- **DATA EXTRACT**
════════════════════

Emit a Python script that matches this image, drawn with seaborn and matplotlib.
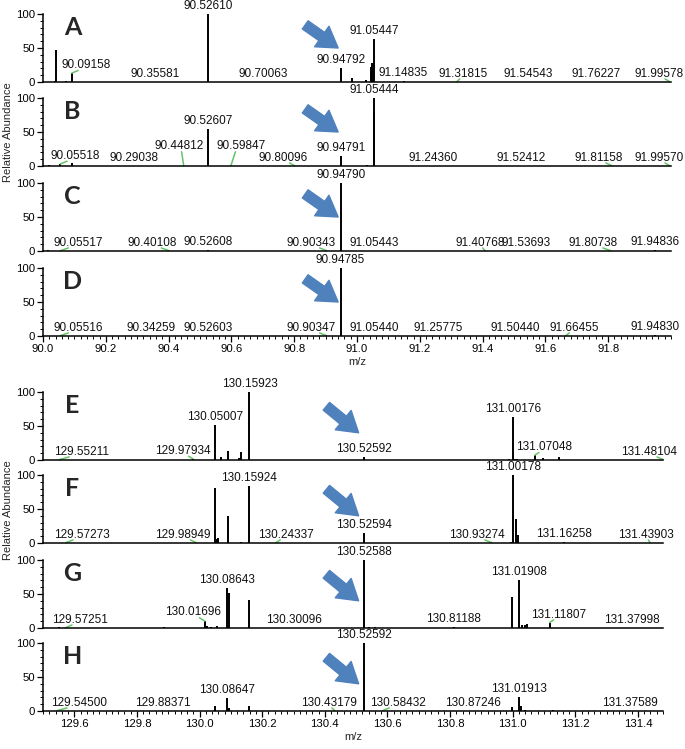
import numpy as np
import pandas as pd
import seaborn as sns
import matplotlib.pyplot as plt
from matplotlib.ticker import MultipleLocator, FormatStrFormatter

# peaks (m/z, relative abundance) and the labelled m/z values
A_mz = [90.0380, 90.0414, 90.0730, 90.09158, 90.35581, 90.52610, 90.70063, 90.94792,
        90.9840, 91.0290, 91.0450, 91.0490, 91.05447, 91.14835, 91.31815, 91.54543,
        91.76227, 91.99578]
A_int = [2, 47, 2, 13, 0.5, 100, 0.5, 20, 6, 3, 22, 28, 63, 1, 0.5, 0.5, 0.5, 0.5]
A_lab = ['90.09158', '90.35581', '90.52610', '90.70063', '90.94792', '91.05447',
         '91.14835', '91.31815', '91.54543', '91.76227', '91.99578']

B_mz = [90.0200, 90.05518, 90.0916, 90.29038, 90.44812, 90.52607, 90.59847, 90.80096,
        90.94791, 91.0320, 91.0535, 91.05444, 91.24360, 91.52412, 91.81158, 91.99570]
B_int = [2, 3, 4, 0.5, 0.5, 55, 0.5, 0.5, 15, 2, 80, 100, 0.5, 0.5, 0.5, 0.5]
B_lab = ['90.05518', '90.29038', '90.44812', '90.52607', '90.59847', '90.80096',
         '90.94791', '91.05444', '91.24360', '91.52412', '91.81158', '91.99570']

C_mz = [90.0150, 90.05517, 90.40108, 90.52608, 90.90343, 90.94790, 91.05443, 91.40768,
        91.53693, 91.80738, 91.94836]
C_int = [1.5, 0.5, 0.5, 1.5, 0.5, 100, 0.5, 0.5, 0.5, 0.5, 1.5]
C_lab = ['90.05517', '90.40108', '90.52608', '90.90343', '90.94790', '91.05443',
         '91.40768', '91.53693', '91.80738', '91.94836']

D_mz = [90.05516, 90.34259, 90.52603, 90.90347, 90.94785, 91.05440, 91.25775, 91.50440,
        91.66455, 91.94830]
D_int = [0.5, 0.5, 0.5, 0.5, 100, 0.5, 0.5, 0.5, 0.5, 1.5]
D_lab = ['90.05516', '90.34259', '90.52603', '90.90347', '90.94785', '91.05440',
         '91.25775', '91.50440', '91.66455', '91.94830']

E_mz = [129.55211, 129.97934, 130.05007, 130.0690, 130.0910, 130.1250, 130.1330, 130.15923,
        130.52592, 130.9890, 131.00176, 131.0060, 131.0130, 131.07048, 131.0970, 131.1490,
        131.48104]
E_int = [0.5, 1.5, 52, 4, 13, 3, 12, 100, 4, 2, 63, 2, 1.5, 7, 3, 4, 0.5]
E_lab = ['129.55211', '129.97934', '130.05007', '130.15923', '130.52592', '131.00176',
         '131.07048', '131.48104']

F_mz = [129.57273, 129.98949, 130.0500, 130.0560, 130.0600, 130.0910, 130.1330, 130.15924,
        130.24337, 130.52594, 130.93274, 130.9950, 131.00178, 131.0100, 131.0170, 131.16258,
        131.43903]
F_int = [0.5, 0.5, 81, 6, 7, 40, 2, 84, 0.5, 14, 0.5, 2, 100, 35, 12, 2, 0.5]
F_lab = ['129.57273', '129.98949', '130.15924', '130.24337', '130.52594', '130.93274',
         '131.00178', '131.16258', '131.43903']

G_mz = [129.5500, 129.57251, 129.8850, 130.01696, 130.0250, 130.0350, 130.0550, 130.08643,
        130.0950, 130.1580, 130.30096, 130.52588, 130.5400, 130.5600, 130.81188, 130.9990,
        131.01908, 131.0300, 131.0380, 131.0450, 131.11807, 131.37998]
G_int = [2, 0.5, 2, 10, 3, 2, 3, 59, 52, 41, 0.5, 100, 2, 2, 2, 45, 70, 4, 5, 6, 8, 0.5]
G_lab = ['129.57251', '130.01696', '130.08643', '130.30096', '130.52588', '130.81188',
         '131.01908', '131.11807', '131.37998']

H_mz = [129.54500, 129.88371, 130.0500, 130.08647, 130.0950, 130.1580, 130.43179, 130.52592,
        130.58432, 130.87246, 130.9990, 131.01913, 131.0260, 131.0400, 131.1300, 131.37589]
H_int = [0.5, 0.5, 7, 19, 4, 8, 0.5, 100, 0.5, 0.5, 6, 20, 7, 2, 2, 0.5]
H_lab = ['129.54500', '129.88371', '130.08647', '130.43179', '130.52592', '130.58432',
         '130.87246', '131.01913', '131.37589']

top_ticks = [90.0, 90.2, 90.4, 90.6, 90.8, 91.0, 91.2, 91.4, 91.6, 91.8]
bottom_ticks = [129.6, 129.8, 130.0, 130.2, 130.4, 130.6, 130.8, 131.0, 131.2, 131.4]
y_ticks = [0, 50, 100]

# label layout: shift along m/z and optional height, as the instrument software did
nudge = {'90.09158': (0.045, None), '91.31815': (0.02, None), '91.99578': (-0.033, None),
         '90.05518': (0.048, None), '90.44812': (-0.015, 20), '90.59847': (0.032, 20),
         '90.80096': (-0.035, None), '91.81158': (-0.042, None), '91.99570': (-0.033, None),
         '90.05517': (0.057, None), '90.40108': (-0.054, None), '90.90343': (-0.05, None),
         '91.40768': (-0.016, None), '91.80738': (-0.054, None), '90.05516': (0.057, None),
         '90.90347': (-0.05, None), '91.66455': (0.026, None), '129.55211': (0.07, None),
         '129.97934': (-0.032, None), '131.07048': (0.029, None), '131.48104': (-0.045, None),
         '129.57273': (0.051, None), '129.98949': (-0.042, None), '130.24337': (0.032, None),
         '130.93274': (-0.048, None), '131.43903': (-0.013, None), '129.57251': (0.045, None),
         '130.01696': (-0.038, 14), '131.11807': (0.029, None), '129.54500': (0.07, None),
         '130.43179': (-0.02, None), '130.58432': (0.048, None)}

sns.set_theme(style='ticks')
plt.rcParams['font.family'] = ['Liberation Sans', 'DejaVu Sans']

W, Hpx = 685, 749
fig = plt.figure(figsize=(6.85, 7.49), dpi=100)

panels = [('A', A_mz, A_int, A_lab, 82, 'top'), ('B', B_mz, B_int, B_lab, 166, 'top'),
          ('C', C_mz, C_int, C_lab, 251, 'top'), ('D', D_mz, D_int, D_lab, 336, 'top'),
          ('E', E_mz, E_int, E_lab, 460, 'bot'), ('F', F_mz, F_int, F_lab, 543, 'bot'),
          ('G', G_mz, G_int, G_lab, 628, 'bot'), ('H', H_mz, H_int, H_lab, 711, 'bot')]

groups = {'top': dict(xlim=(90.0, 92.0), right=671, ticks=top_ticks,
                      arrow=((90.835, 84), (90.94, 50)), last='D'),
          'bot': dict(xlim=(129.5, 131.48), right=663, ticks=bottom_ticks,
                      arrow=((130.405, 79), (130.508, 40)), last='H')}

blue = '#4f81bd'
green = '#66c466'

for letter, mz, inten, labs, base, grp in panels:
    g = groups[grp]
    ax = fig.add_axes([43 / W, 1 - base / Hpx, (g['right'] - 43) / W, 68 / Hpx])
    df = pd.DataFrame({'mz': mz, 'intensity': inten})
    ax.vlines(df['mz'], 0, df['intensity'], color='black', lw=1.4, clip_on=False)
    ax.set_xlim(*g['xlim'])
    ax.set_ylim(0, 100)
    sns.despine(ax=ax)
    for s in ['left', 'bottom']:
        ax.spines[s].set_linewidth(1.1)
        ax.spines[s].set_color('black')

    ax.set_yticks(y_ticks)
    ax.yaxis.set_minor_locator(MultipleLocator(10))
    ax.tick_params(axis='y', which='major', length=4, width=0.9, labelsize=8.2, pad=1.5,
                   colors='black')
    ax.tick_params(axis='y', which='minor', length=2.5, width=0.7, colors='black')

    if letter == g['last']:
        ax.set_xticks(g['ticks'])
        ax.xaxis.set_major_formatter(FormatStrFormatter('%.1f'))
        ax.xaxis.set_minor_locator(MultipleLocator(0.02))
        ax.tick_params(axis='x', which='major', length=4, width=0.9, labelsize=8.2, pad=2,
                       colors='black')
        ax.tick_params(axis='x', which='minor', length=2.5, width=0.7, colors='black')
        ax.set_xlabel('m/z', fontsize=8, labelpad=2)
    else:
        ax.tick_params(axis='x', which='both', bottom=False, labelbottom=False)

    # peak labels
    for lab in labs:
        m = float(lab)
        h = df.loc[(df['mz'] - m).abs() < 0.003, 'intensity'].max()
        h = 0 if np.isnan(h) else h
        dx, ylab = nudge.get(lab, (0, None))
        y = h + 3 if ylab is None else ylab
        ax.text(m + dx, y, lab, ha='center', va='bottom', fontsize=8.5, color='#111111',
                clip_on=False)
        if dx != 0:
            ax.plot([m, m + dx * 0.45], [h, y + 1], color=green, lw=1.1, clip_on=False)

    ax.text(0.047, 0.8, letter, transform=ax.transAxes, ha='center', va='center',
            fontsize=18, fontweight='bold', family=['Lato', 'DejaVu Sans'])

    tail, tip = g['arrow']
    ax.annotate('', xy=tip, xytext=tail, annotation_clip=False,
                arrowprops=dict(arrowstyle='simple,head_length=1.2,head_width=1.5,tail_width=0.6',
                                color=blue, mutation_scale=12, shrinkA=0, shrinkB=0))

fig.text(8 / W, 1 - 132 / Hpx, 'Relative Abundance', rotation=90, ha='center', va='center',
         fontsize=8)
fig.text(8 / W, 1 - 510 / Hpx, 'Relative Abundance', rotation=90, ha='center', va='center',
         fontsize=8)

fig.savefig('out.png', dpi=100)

════════════════════

- **YOUR TASK**
Pictures stay out. Print the data exactly, from its first line through the line containing "from matplotlib.ticker import".

- **RESULT**
Emit a Python script that matches this image, drawn with seaborn and matplotlib.
import numpy as np
import pandas as pd
import seaborn as sns
import matplotlib.pyplot as plt
from matplotlib.ticker import MultipleLocator, FormatStrFormatter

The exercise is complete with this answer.